One of the most pervasive features of computing culture are algorithms, the sets of processes or instructions contained in computer code that determine how a particular task will be completed. While algorithms power everything from your automatic coffee maker to your smart phone, because they are frequently hidden from their users, it can be easy to ignore these algorithms and their impact on how we gain access to information.

One of the areas where algorithms have the most impact is on our information search and retrieval practices. Online search is dominated by complex searching algorithms, the most well-known of which is Google’s PageRank. While there are many different ways of thinking about these search algorithms, from the standpoint of digital literacy it is fascinating to see the extent to which these alogrithms have been accepted as reliable stand-ins for other forms of information seeking. One reason for this substitution is that they are, on the whole, quite good at finding and serving us the information that we want. Another is the long-standing cultural assumption that computers (and many other forms of technology) are objective means of accessing information.

For example, a common saying in computing circles is “garbage in, garbage out.” This maxim serves to underscore the idea that computers are objective, neutral information processors—if a particular output is “garbage” then the problem is that the input that led to it was “garbage” in the first place.

Information gatekeepers have a vested interest in supporting claims like this one. Particularly, they want users to think that their technologies—and, in the case of many information technologies, the algorithms that power them—are autonomous machines that objectively process queries and serve up the best results. If we accept the autonomous, machine-like nature of algorithms, it is easier to accept their objectivity and independence from their human creators.

Consider the case of Google. In their paper describing PageRank, the authors wrote that the algorithm is “a method for rating Web pages objectively and mechanically” (my emphasis). This language underscores the common assumption technological processes aren’t capable of deception or other forms of obfuscation. That is, machines, they don’t lie. They have inputs and outputs, but the quality of the output depends on the input, not on the algorithm that processes it. However, algorithms, even Google’s algorithm, depend entirely on the biases and decisions made by their creators.
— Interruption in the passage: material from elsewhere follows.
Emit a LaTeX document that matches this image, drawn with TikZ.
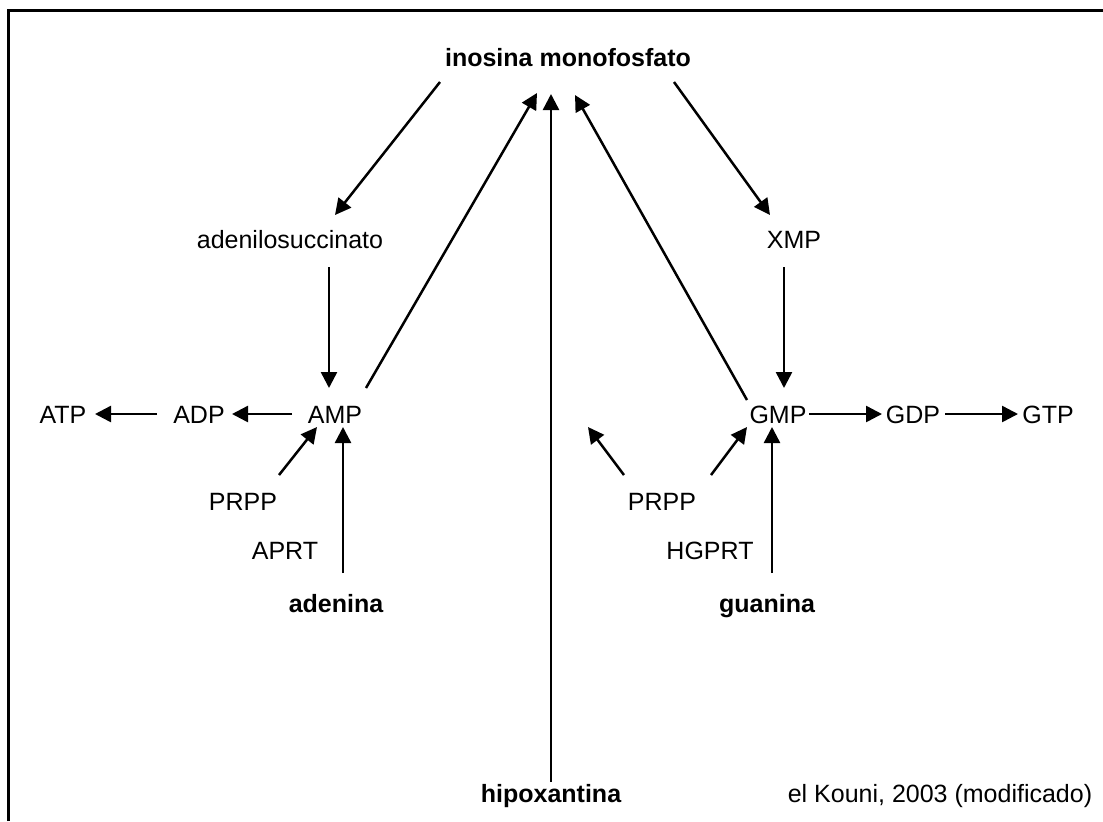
\documentclass[tikz,border=0pt]{standalone}
\usepackage{fontspec}
\setmainfont{Liberation Sans}
\usetikzlibrary{calc,arrows.meta}

\begin{document}
\begin{tikzpicture}[x=0.5pt,y=-0.5pt,
    every node/.style={inner sep=0pt, anchor=base, font=\fontsize{12.5}{14}\selectfont},
    arr/.style={draw, line width=1.25pt, -{Triangle[length=8pt,width=8pt]}}]

      \useasboundingbox (0,0) rectangle (1103,821);
      \draw[line width=1.5pt] (8,821) -- (8,10.5) -- (1103,10.5);

      \begin{scope}[every node/.append style={font=\fontsize{12.5}{14}\selectfont\bfseries}]
        \node (imp)     at (568,66)  {inosina monofosfato};
        \node (adenina) at (336,612) {adenina};
        \node (guanina) at (767,612) {guanina};
        \node (hipox)   at (551,802) {hipoxantina};
      \end{scope}

      \node (adsucc) at (290,248)  {adenilosuccinato};
      \node (xmp)    at (794,248)  {XMP};
      \node (atp)    at (63,423)   {ATP};
      \node (adp)    at (199,423)  {ADP};
      \node (amp)    at (335,423)  {AMP};
      \node (gmp)    at (778,423)  {GMP};
      \node (gdp)    at (913,423)  {GDP};
      \node (gtp)    at (1048,423) {GTP};
      \node (prppA)  at (243,510)  {PRPP};
      \node (prppG)  at (662,510)  {PRPP};
      \node (aprt)   at (285,559)  {APRT};
      \node (hgprt)  at (710,559)  {HGPRT};
      \node (ref)    at (940,802)  {el Kouni, 2003 (modificado)};
      \coordinate (free) at (588,427);

      % inosina monofosfato
      \path[arr] ($(imp.base)+(-128,16)$) -- ($(adsucc.base)+(45,-33)$);
      \path[arr] ($(imp.base)+(106,16)$)  -- ($(xmp.base)+(-24,-33)$);
      \path[arr] ($(amp.base)+(31,-35)$)  -- ($(imp.base)+(-31,27)$);
      \path[arr] ($(hipox.base)+(0,-20)$) -- ($(imp.base)+(-17,28)$);
      \path[arr] ($(gmp.base)+(-31,-23)$) -- ($(imp.base)+(7,29)$);

      % adenina side
      \path[arr] ($(adsucc.base)+(39,19)$)  -- ($(amp.base)+(-6,-35)$);
      \path[arr] ($(amp.base)+(-43,-9)$)    -- ($(adp.base)+(33,-9)$);
      \path[arr] ($(adp.base)+(-42,-9)$)    -- ($(atp.base)+(32,-9)$);
      \path[arr] ($(prppA.base)+(36,-35)$)  -- ($(amp.base)+(-18,4)$);
      \path[arr] ($(adenina.base)+(7,-39)$) -- ($(amp.base)+(8,4)$);

      % guanina side
      \path[arr] ($(xmp.base)+(-10,19)$)    -- ($(gmp.base)+(6,-35)$);
      \path[arr] ($(gmp.base)+(31,-9)$)     -- ($(gdp.base)+(-31,-9)$);
      \path[arr] ($(gdp.base)+(32,-9)$)     -- ($(gtp.base)+(-30,-9)$);
      \path[arr] ($(prppG.base)+(-38,-35)$) -- (free);
      \path[arr] ($(prppG.base)+(49,-35)$)  -- ($(gmp.base)+(-31,4)$);
      \path[arr] ($(guanina.base)+(5,-39)$) -- ($(gmp.base)+(-6,4)$);

    \end{tikzpicture}
\end{document}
Not only that, companies like Google frequently tweak their algorithms, constantly trying to improve them. In the case of search engines, this can mean trying to thwart spammers or reacting to users who have found a way to game search engine results. Google itself tweaks its search engine algorithm over 500 times a year, or, on average, more than once a day.

In most cases, algorithms aren’t autonomous machines, however. From the perspective of digital literacy, it is better to think about an algorithm like Google’s as a kind of Mechanical Turk. The “Turk” was a chess-playing machine that made it seem that it operated autonomously, a robot capable of challenging human players in a game of skill. However, the machine was not autonomous, but was operated by a person concealed in a compartment of the machine. Similarly, even though algorithms give the appearance of autonomous behavior, maintaining that semblance of autonomous action requires frequent tinkering and is dependent on guidance from human controllers. In this sense, algorithms are mechanical, in that they have features that enhance the speed or accuracy of these human decisions, but they are not independent of those decisions.
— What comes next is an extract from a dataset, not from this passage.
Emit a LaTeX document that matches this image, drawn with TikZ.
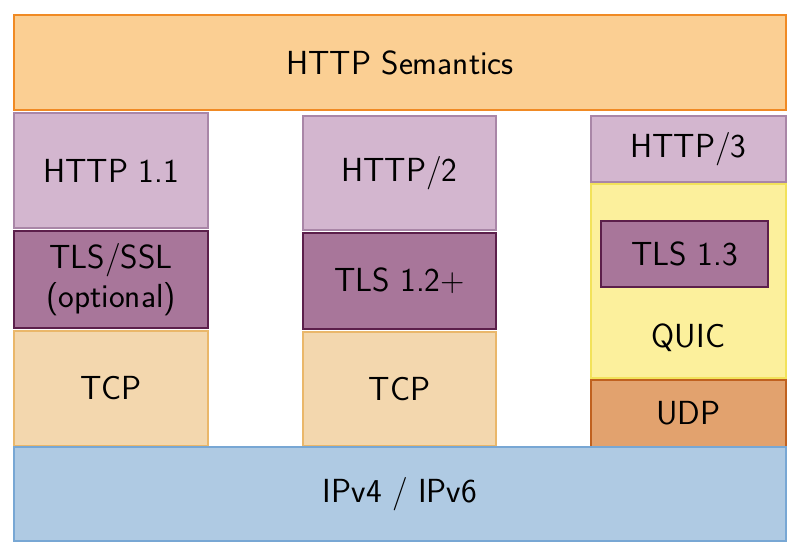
\documentclass[tikz,border=0pt]{standalone}
\usepackage{tikz}
\usetikzlibrary{positioning}
\definecolor{semfill}{HTML}{FBCF93}\definecolor{semline}{HTML}{F08A24}
\definecolor{httpfill}{HTML}{D3B6CF}\definecolor{httpline}{HTML}{A986A7}
\definecolor{tlsfill}{HTML}{A8769A}\definecolor{tlsline}{HTML}{5C1F4B}
\definecolor{tcpfill}{HTML}{F3D7AE}\definecolor{tcpline}{HTML}{EAB76A}
\definecolor{quicfill}{HTML}{FCF09C}\definecolor{quicline}{HTML}{F2E25A}
\definecolor{udpfill}{HTML}{E2A26E}\definecolor{udpline}{HTML}{C0611F}
\definecolor{ipfill}{HTML}{AFCAE3}\definecolor{ipline}{HTML}{78A7D4}
\begin{document}
\begin{tikzpicture}[line width=1.1pt,
  layer/.style ={rectangle,draw,inner sep=0pt,align=center,text=black,
    font=\sffamily\fontsize{19}{22}\selectfont},
  sem/.style ={layer,fill=semfill,draw=semline},
  http/.style ={layer,fill=httpfill,draw=httpline},
  tls/.style ={layer,fill=tlsfill,draw=tlsline},
  tcp/.style ={layer,fill=tcpfill,draw=tcpline},
  quic/.style ={layer,fill=quicfill,draw=quicline},
  udp/.style ={layer,fill=udpfill,draw=udpline},
  ip/.style ={layer,fill=ipfill,draw=ipline}]
\useasboundingbox (0,0) rectangle (16,11.12);
\node[sem, minimum width=15.44cm, minimum height=1.9cm] (sem) at (8,9.87) {HTTP Semantics};
% HTTP 1.1 stack
\node[http, minimum width=3.88cm, minimum height=2.3cm] (h1) at (2.22,7.71) {HTTP 1.1};
\node[tls, minimum width=3.88cm, minimum height=1.94cm] (tls1) at (2.22,5.53) {TLS/SSL\\(optional)};
\node[tcp, minimum width=3.88cm, minimum height=2.3cm] (tcp1) at (2.22,3.35) {TCP};
% HTTP/2 stack
\node[http, minimum width=3.86cm, minimum height=2.28cm] (h2) at (7.99,7.66) {HTTP/2};
\node[tls, minimum width=3.86cm, minimum height=1.92cm] (tls2) at (7.99,5.5) {TLS 1.2+};
\node[tcp, minimum width=3.86cm, minimum height=2.28cm] (tcp2) at (7.99,3.34) {TCP};
% HTTP/3 stack
\node[http, minimum width=3.9cm, minimum height=1.32cm] (h3) at (13.77,8.14) {HTTP/3};
\node[quic, minimum width=3.9cm, minimum height=3.88cm] (quic) at (13.77,5.5) {};
\node[tls, minimum width=3.34cm, minimum height=1.32cm] (tls3) at (13.69,6.04) {TLS 1.3};
\node[layer, draw=none] (quiclbl) at (13.77,4.36) {QUIC};
\node[udp, minimum width=3.9cm, minimum height=1.34cm] (udp) at (13.77,2.85) {UDP};
\node[ip, minimum width=15.44cm, minimum height=1.88cm] (ip) at (8,1.24) {IPv4 / IPv6};
\end{tikzpicture}
\end{document}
This is not to say that what these algorithms produce can’t be considered “true” or accurate, or that some algorithms don’t produce superior results than others; rather, it is to say that information seekers must examine the information available about these algorithms and the contingencies that produced them if they wish to come to reliable conclusions about that information. As such, examining these contingencies is as important a factor in digital literacy as the examination of the publication history of printed texts—the name and affiliation of the author(s), who printed it, what form it was printed in, how it was edited, etc.—was for print literacy.